Musica per i garantisti, ma obbrobrio per i giustizialisti. E infatti alza le barricate il sindacato delle toghe. “La separazione delle carriere è pericolosa per l’indipendenza del pm dal potere politico, siamo molto preoccupati” dichiara il presidente dell’Anm Giuseppe Santalucia. Soffia sul fuoco la stampa antigovernativa, dal Fatto Quotidiano alla Repubblica e al Manifesto. È pronto al muro contro muro Conte.

Resta da capire la posizione del secondo partito italiano, di quel Pd che ama presentarsi come il bastione dello Stato di diritto (e dell’antifascismo), la diga contro le derive securitarie (e fasciste). A rigore, dovrebbe assecondare il tentativo di riorganizzare la macchina giudiziaria, superando l’impropria mescolanza tra le funzioni, il gioco delle correnti, il mercato degli incarichi, la storica collusione fra toghe, partiti (amici) e media.
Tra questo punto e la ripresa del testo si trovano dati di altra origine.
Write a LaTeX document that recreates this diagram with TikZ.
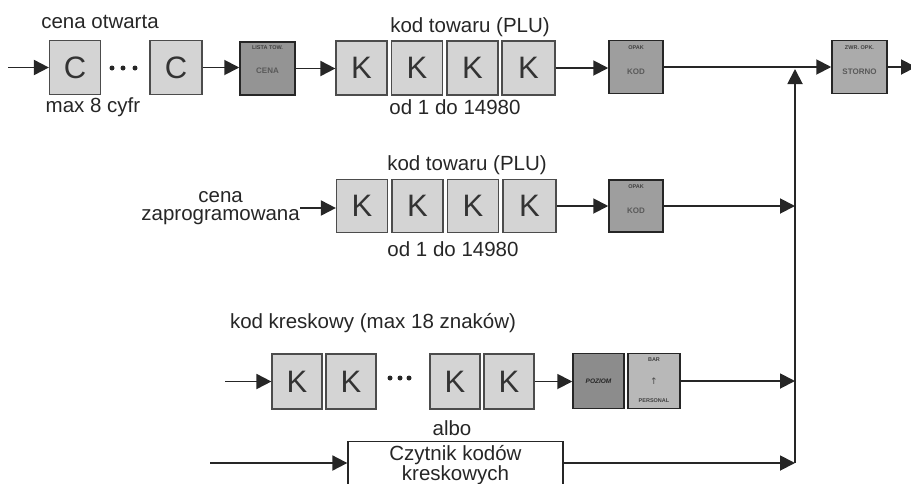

Sarà questa la linea di Schlein? Fino a oggi, il Pd si è sempre battuto contro Nordio, ad esempio sull’abuso d’ufficio, facendo fronte comune con i pentastellati. E ora? Al Pd spetterà ovviamente emendare e migliorare il progetto governativo. Ma mettersi di traverso a una svolta che il sistema Italia attende da decenni, sarebbe il segno di una subalternità alla peggiore cultura giustizialista.